11. May 4, 1976: Jim Chones breaks his ankle
Afther the stunning Miracle of Richfield upset, the Cavs went into Boston with confidence, set to take on the Boston Celtics for the Eastern Conference Championship. Sadly, less than a week before the series, Chones, the team's star center, broke a bone in his foot in practice, pretty much quashing Cleveland's hopes of victory. The Cavs evened the series with two home wins, but dropped the series in six. The Celtics beat Phoenix in six games for the NBA Championship.

10. September 25, 2005: Indians choke in the final week
A ball lost in the sun, a lack of clutch hitting, and the inability to lay down a bunt, all in the span of three games take the Indians from being 1.5 games out of the AL Central lead and 1.5 up in the Wild Card to losing six of their final seven games, including a three-game sweep by the AL Central and World Series champion Chicago White Sox. A 19-8 September will be overshadowed by the fact that they came into the last week of that month 18-4.

9. October 21-28, 1995: We waited 41 years for this?
The Indians have a 100-44 regular season before the hitting dries up against Atlanta. The Indians drop the World Series in 6 tightly-contested games, only one game being decided by more than one run (Atlanta's 5-2 victory in Game 4).

8. January 8, 2007: OSU loses to Florida on the gridiron...
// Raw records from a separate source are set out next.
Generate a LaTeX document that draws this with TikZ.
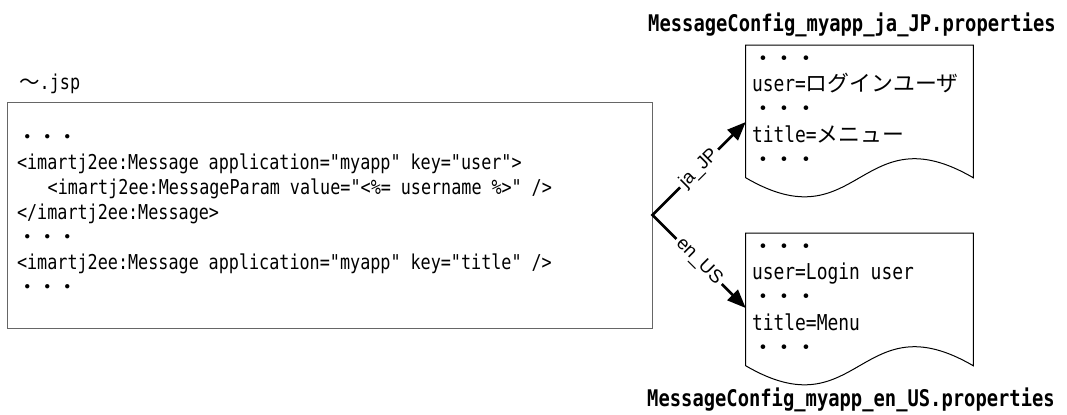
\documentclass[tikz,border=0pt]{standalone}
\usepackage{fontspec}
\newfontfamily\codefont[FakeStretch=0.82]{DejaVu Sans Mono}
\newfontfamily\jpfont{Noto Sans CJK JP}
\newfontfamily\labelfont{Liberation Sans}
\newcommand\jp[1]{{\jpfont #1}}
\usetikzlibrary{positioning, arrows.meta}

\begin{document}
\begin{tikzpicture}[
    x=0.75pt, y=0.75pt,
    codebox/.style={draw=black!60, line width=0.75pt, minimum width=483.75pt, minimum height=169.5pt, text width=468.75pt, inner xsep=7.5pt, align=left, font=\codefont\fontsize{15.35}{18.75}\selectfont},
    propbox/.style={minimum width=170.25pt, minimum height=99pt, text width=161.25pt, inner xsep=4.5pt, inner ysep=0pt, align=left, font=\codefont\fontsize{16.4}{19}\selectfont},
    filetitle/.style={font=\codefont\bfseries\fontsize{17.2}{20}\selectfont},
    langarrow/.style={line width=2pt, {Triangle[length=14pt, width=11pt]}-{Triangle[length=14pt, width=11pt]}},
    langlabel/.style={sloped, fill=white, inner sep=2.5pt, font=\labelfont\fontsize{14}{15}\selectfont}
]
\useasboundingbox (0,0) rectangle (1067,-414);

\node[codebox] (jsp) at (329.5,-215) {\spaceskip=7.4pt\relax\jp{・・・}\\
    <imartj2ee:Message application="myapp" key="user">\\
    \hspace*{1.5em}<imartj2ee:MessageParam value="<\%= username \%>" />\\
    </imartj2ee:Message>\\
    \jp{・・・}\\
    <imartj2ee:Message application="myapp" key="title" />\\
    \jp{・・・}};
\node[anchor=west, inner sep=0pt, font=\codefont\fontsize{15.35}{18}\selectfont] (jspname) at (19,-84) {\jp{～}.jsp};

\node[propbox] (japrop) at (859.5,-111.5) {\spaceskip=8.1pt\relax\jp{・・・}\\ user=\jp{ログインユーザ}\\ \jp{・・・}\\ title=\jp{メニュー}\\ \jp{・・・}};
\node[propbox] (enprop) at (859.5,-299.5) {\spaceskip=8.1pt\relax\jp{・・・}\\ user=Login user\\ \jp{・・・}\\ title=Menu\\ \jp{・・・}};
\node[filetitle] (jatitle) at (852,-25) {MessageConfig\_myapp\_ja\_JP.properties};
\node[filetitle] (entitle) at (851,-400) {MessageConfig\_myapp\_en\_US.properties};

\foreach \f in {japrop, enprop}
    \draw[line width=0.75pt] (\f.north west) -- (\f.north east) -- (\f.south east)
        .. controls ([shift={(-113,66)}]\f.south east) and ([shift={(113,-66)}]\f.south west) .. (\f.south west) -- cycle;

\draw[langarrow] ([yshift=-7.9pt]japrop.west) -- node[langlabel] {ja\_JP} (jsp.east)
    -- node[langlabel] {en\_US} ([yshift=-6.4pt]enprop.west);
\end{tikzpicture}
\end{document}
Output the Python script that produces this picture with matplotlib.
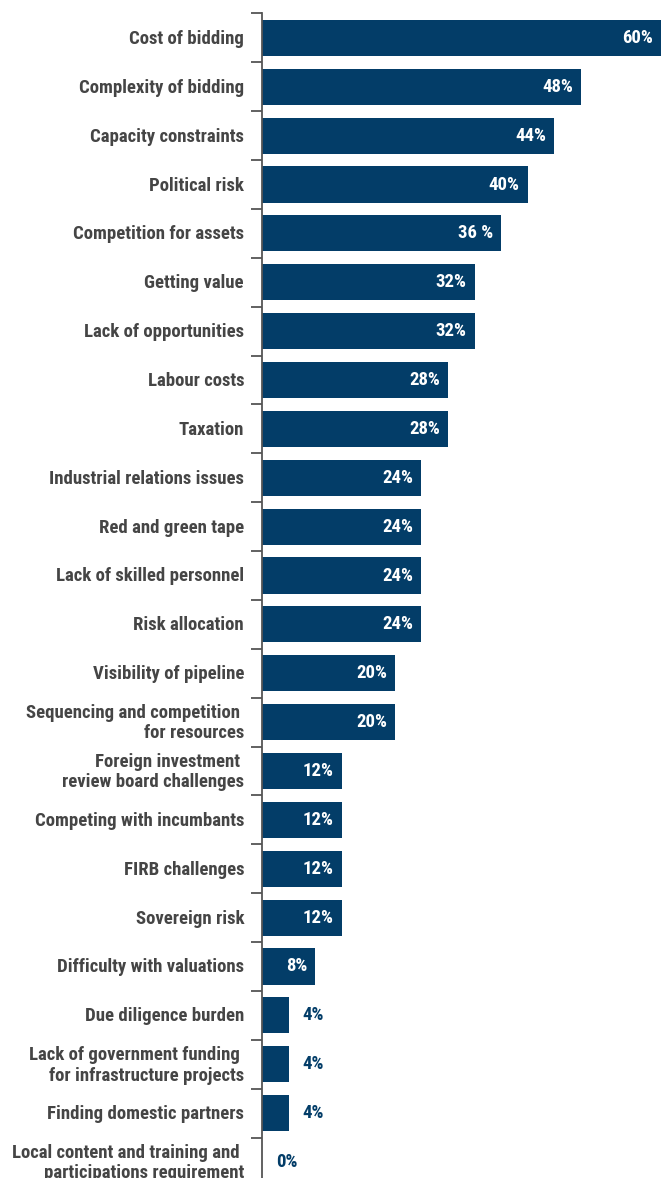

7. April 2, 2007: Then repeats the process on the hardcourt.

6. January 4, 1981: Red Right 88
Damn you Brian Sipe! No one can blame Sam Rutigliano for this. Sipe was instructed to run Red Right 88, and if no one was open, Rutigliano told him to "throw it into Lake Erie." No one was open. Sipe tried to force the ball to Ozzie Newsome. Mike Davis intercepted it. Oakland held on for the 14-12 victory, and went on to win Super Bowl XV.

5. January 17, 1988: The Fumble
The hole opens, Earnest Byner could walk right in... but Webster Slaughter missed his block so he could watch Earnie score. Ball gets stripped by Slaughter's man, recovered by Denver, season over.

4. January 11, 1987: The Drive
John Elway rises to the occasion, Cleveland's eleven defenders don't. Even on a 3rd and 18 play with a botched snap, the ball bounces right to Elway and he finds Mark Jackson for 20 yards. I still refuse to believe Rich Karlis' OT game winning FG was truly through the uprights.

3. October 18-21, 2007: Outscored 30-5
I can't say much more than that. A 3-1 series lead, your aces set to pitch two of the three games, needing only to win one. And you still manage to lose three in a row: 7-1, 12-2, and 11-2.

2. May 7, 1989: The Shot
Everyone knew the ball was going to go to Michael Jordan. I knew it. You knew it. The entire arena knew it. Helen Keller could have seen it coming. And somehow, the Cavs only put one defender on him: Craig Ehlo. Jordan gets the ball, shoots, scores his 44th point and the Cavs become the Bulls' punching bag for the next decade. Why not double team Jordan with Ehlo and maybe Larry Nance or Hot Rod Williams? Why not team leader in steals, Ron Harper?

1. October 26, 1997: Speechless
Two hits in 8 innings. A 2-1 lead in the bottom of the 9th. And Jose Mesa can't hold it. A poorly timed error by Tony Fernandez and an Edgar Renteria single later, and the Indians blow it for the second time in three years. I don't cry after sporting events, but I'll admit I did after this one.